** Begin **

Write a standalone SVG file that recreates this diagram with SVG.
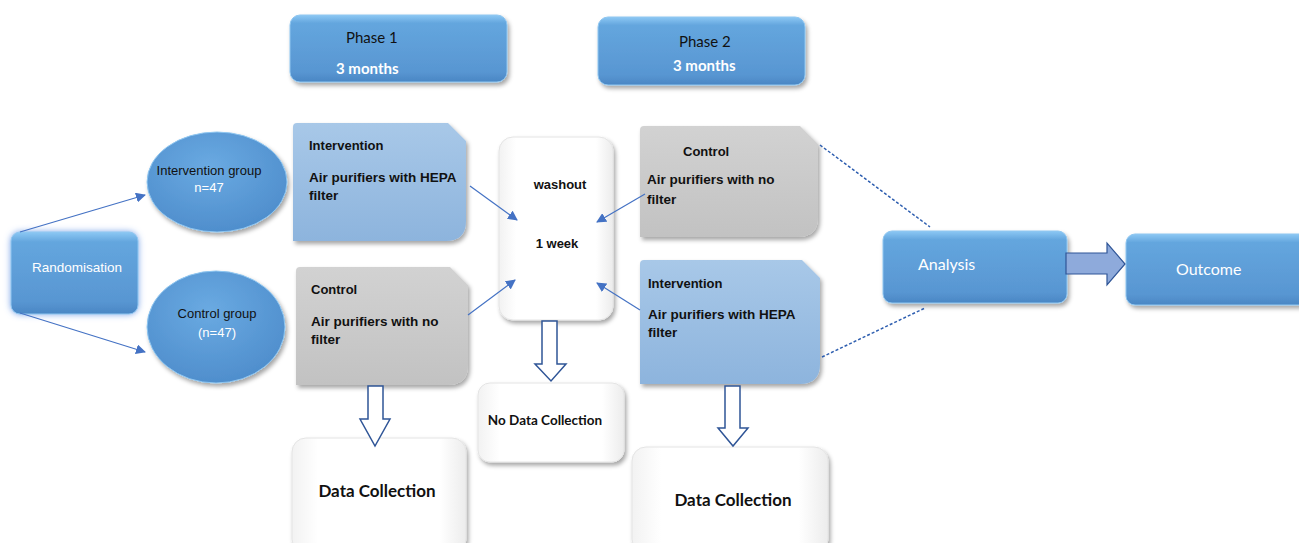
<svg xmlns="http://www.w3.org/2000/svg" width="1299" height="543" viewBox="0 0 1299 543">
  <defs>
    <linearGradient id="blueBevel" x1="0" y1="0" x2="0" y2="1">
      <stop offset="0" stop-color="#8cc8f4"/>
      <stop offset="0.12" stop-color="#64a6de"/>
      <stop offset="0.85" stop-color="#5896d2"/>
      <stop offset="1" stop-color="#4a86c4"/>
    </linearGradient>
    <radialGradient id="blueOrb" cx="0.45" cy="0.35" r="0.7">
      <stop offset="0" stop-color="#6aaae2"/>
      <stop offset="1" stop-color="#4d8ccb"/>
    </radialGradient>
    <linearGradient id="lightBlue" x1="0" y1="0" x2="0" y2="1">
      <stop offset="0" stop-color="#a8c8e8"/>
      <stop offset="1" stop-color="#8db4dd"/>
    </linearGradient>
    <linearGradient id="grey" x1="0" y1="0" x2="0" y2="1">
      <stop offset="0" stop-color="#d2d2d2"/>
      <stop offset="1" stop-color="#c2c2c2"/>
    </linearGradient>
    <linearGradient id="whiteBox" x1="0" y1="0" x2="1" y2="0">
      <stop offset="0" stop-color="#f2f2f2"/>
      <stop offset="0.15" stop-color="#ffffff"/>
      <stop offset="0.85" stop-color="#ffffff"/>
      <stop offset="1" stop-color="#ececec"/>
    </linearGradient>
    <filter id="shadow" x="-10%" y="-10%" width="125%" height="130%">
      <feDropShadow dx="2" dy="3" stdDeviation="2" flood-color="#000" flood-opacity="0.35"/>
    </filter>
    <filter id="glow" x="-20%" y="-20%" width="140%" height="140%">
      <feDropShadow dx="0" dy="0" stdDeviation="3" flood-color="#4a7fe0" flood-opacity="0.7"/>
    </filter>
    <marker id="tri" viewBox="0 0 10 10" refX="9" refY="5" markerWidth="10" markerHeight="10" markerUnits="userSpaceOnUse" orient="auto">
      <path d="M0,0 L10,5 L0,10 Z" fill="#4472c4"/>
    </marker>
  </defs>
  <style>
    .blue { fill: url(#blueBevel); stroke: #8fc6f0; stroke-width: 1; filter: url(#shadow); }
    .orb { fill: url(#blueOrb); stroke: #8fc6f0; stroke-width: 1; filter: url(#shadow); }
    .lb { fill: url(#lightBlue); filter: url(#shadow); }
    .gr { fill: url(#grey); filter: url(#shadow); }
    .wh { fill: url(#whiteBox); stroke: #e4e4e4; stroke-width: 1; filter: url(#shadow); }
    .cal { font-family: Lato, "Open Sans", sans-serif; }
    .ari { font-family: "Liberation Sans", Arial, sans-serif; }
    .link { stroke: #4472c4; stroke-width: 1.2; fill: none; marker-end: url(#tri); }
    .dash { stroke: #2f5fb0; stroke-width: 1.5; stroke-dasharray: 3 2; fill: none; }
    .hollow { fill: #ffffff; stroke: #2f5597; stroke-width: 1.5; }
  </style>

  <!-- phase headers -->
  <g id="phase1">
    <rect class="blue" x="290" y="15" width="217" height="67" rx="10"/>
    <text class="cal" x="346" y="43" font-size="15" fill="#111">Phase 1</text>
    <text class="cal" x="336" y="74" font-size="15" font-weight="bold" fill="#fff">3 months</text>
  </g>
  <g id="phase2">
    <rect class="blue" x="598" y="17" width="207" height="68" rx="10"/>
    <text class="cal" x="679" y="47" font-size="15" fill="#111">Phase 2</text>
    <text class="cal" x="673" y="71" font-size="15" font-weight="bold" fill="#fff">3 months</text>
  </g>

  <!-- randomisation and groups -->
  <g id="randomisation">
    <rect class="blue" x="11" y="232" width="127" height="82" rx="9" style="filter:url(#glow)"/>
    <text class="ari" x="77" y="272" font-size="13.5" fill="#fff" text-anchor="middle">Randomisation</text>
  </g>
  <g id="intervention-group">
    <ellipse class="orb" cx="217" cy="182" rx="70" ry="50"/>
    <text class="ari" x="209" y="175" font-size="13" fill="#111" text-anchor="middle">Intervention group</text>
    <text class="ari" x="209" y="192" font-size="13" fill="#fff" text-anchor="middle">n=47</text>
  </g>
  <g id="control-group">
    <ellipse class="orb" cx="216" cy="327" rx="69" ry="56"/>
    <text class="ari" x="217" y="318" font-size="13" fill="#111" text-anchor="middle">Control group</text>
    <text class="ari" x="217" y="337" font-size="13" fill="#fff" text-anchor="middle">(n=47)</text>
  </g>

  <!-- phase 1 arms -->
  <g id="p1-intervention">
    <path class="lb" d="M293,127 Q293,123 297,123 L448,123 L466,141 L466,221 Q466,241 446,241 L293,241 Z"/>
    <text class="ari" x="309" y="150" font-size="13" font-weight="bold" fill="#111">Intervention</text>
    <text class="ari" x="309" y="182" font-size="13.5" font-weight="bold" fill="#111">Air purifiers with HEPA</text>
    <text class="ari" x="309" y="200" font-size="13.5" font-weight="bold" fill="#111">filter</text>
  </g>
  <g id="p1-control">
    <path class="gr" d="M296,271 Q296,267 300,267 L450,267 L468,285 L468,365 Q468,385 448,385 L296,385 Z"/>
    <text class="ari" x="311" y="294" font-size="13" font-weight="bold" fill="#111">Control</text>
    <text class="ari" x="311" y="326" font-size="13.5" font-weight="bold" fill="#111">Air purifiers with no</text>
    <text class="ari" x="311" y="344" font-size="13.5" font-weight="bold" fill="#111">filter</text>
  </g>

  <!-- washout -->
  <g id="washout">
    <rect class="wh" x="499" y="137" width="114" height="183" rx="14"/>
    <text class="ari" x="560" y="189" font-size="13" font-weight="bold" fill="#111" text-anchor="middle">washout</text>
    <text class="ari" x="557" y="248" font-size="13" font-weight="bold" fill="#111" text-anchor="middle">1 week</text>
  </g>

  <!-- phase 2 arms -->
  <g id="p2-control">
    <path class="gr" d="M640,130 Q640,126 644,126 L800,126 L818,144 L818,217 Q818,237 798,237 L640,237 Z"/>
    <text class="ari" x="683" y="156" font-size="13" font-weight="bold" fill="#111">Control</text>
    <text class="ari" x="647" y="184" font-size="13.5" font-weight="bold" fill="#111">Air purifiers with no</text>
    <text class="ari" x="647" y="204" font-size="13.5" font-weight="bold" fill="#111">filter</text>
  </g>
  <g id="p2-intervention">
    <path class="lb" d="M640,264 Q640,260 644,260 L802,260 L820,278 L820,364 Q820,384 800,384 L640,384 Z"/>
    <text class="ari" x="648" y="288" font-size="13" font-weight="bold" fill="#111">Intervention</text>
    <text class="ari" x="648" y="319" font-size="13.5" font-weight="bold" fill="#111">Air purifiers with HEPA</text>
    <text class="ari" x="648" y="337" font-size="13.5" font-weight="bold" fill="#111">filter</text>
  </g>

  <!-- analysis and outcome -->
  <g id="analysis">
    <rect class="blue" x="883" y="231" width="184" height="72" rx="9"/>
    <text class="cal" x="918" y="270" font-size="16" fill="#fff">Analysis</text>
  </g>
  <g id="outcome">
    <rect class="blue" x="1126" y="234" width="185" height="71" rx="9"/>
    <text class="cal" x="1176" y="275" font-size="16" fill="#fff">Outcome</text>
  </g>

  <!-- data collection boxes -->
  <g id="p1-data">
    <rect class="wh" x="292" y="438" width="174" height="115" rx="14"/>
    <text class="cal" x="377" y="497" font-size="17" font-weight="bold" fill="#111" text-anchor="middle">Data Collection</text>
  </g>
  <g id="no-data">
    <rect class="wh" x="478" y="383" width="146" height="79" rx="12"/>
    <text class="cal" x="545" y="425" font-size="13.5" font-weight="bold" fill="#111" text-anchor="middle">No Data Collection</text>
  </g>
  <g id="p2-data">
    <rect class="wh" x="632" y="447" width="196" height="106" rx="14"/>
    <text class="cal" x="733" y="506" font-size="17" font-weight="bold" fill="#111" text-anchor="middle">Data Collection</text>
  </g>

  <!-- connectors -->
  <g id="connectors">
    <line class="link" x1="20" y1="232" x2="145" y2="195"/>
    <line class="link" x1="20" y1="313" x2="145" y2="352"/>
    <line class="link" x1="470" y1="186" x2="517" y2="220"/>
    <line class="link" x1="468" y1="315" x2="515" y2="280"/>
    <line class="link" x1="645" y1="194" x2="597" y2="222"/>
    <line class="link" x1="640" y1="310" x2="597" y2="283"/>
    <line class="dash" x1="820" y1="145" x2="930" y2="227"/>
    <line class="dash" x1="822" y1="357" x2="925" y2="308"/>
    <path d="M1066,253 L1107,253 L1107,243 L1125,264 L1107,285 L1107,274 L1066,274 Z" fill="#8eaadb" stroke="#2f5597" stroke-width="1.2"/>
    <path class="hollow" d="M368,386 L383,386 L383,419 L390,419 L375,446 L360,419 L368,419 Z"/>
    <path class="hollow" d="M542,321 L557,321 L557,364 L566,364 L551,381 L535,364 L542,364 Z"/>
    <path class="hollow" d="M725,386 L740,386 L740,428 L748,428 L733,446 L718,428 L725,428 Z"/>
  </g>
</svg>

** End **

## The exercise
Take every line from the data that contains the word "with".

## Full response
Write a standalone SVG file that recreates this diagram with SVG.
    <text class="ari" x="309" y="182" font-size="13.5" font-weight="bold" fill="#111">Air purifiers with HEPA</text>
    <text class="ari" x="311" y="326" font-size="13.5" font-weight="bold" fill="#111">Air purifiers with no</text>
    <text class="ari" x="647" y="184" font-size="13.5" font-weight="bold" fill="#111">Air purifiers with no</text>
    <text class="ari" x="648" y="319" font-size="13.5" font-weight="bold" fill="#111">Air purifiers with HEPA</text>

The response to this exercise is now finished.